Wft=f(ηet, ηot, ηwt) (Equation 18)

[0088] The current water fraction value 88 may be compared 90 to the previous water fraction value 92. Each subsequent current water fraction value is saved to the computing device 18 memory to be utilized as the next previous water fraction value. If the current 88 and previous 92 water fraction values do not match within an acceptable variance, steps 82, 84, 78 and 90 may be repeated iteratively 93 until step 90 achieves an acceptable result.

[0089] Equations 11, 16 and 17 form the main part of the process. When the iteration converges to specified limits, the last value for water fraction, Wft, at a measured temperature is obtained 92. Since all calculations of measured volumes of the emulsion must be at reference conditions, normally being 15 deg Celsius, the third step 94 converts the water fraction at Wft to Wfr at a reference temperature of 15 deg Celsius.
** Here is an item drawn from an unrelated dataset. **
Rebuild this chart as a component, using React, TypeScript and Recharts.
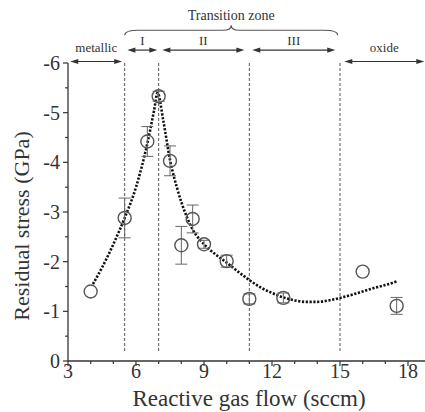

[0090] The third step 94 derives the water fraction at reference conditions of 15 deg Celsius. Wfr=f(VCFo, VCFw, Wft) (Equation 18), where VCFo is the volume correction factor of oil, as calculated from the American Petroleum Institute Standard.

[0091] This provides an output 96 water fraction Wf for the emulsion being analysed.

[0092] Naturally, the invention is not limited to the embodiments described and variants can be made thereto while falling within the ambit of the invention as defined by the claims.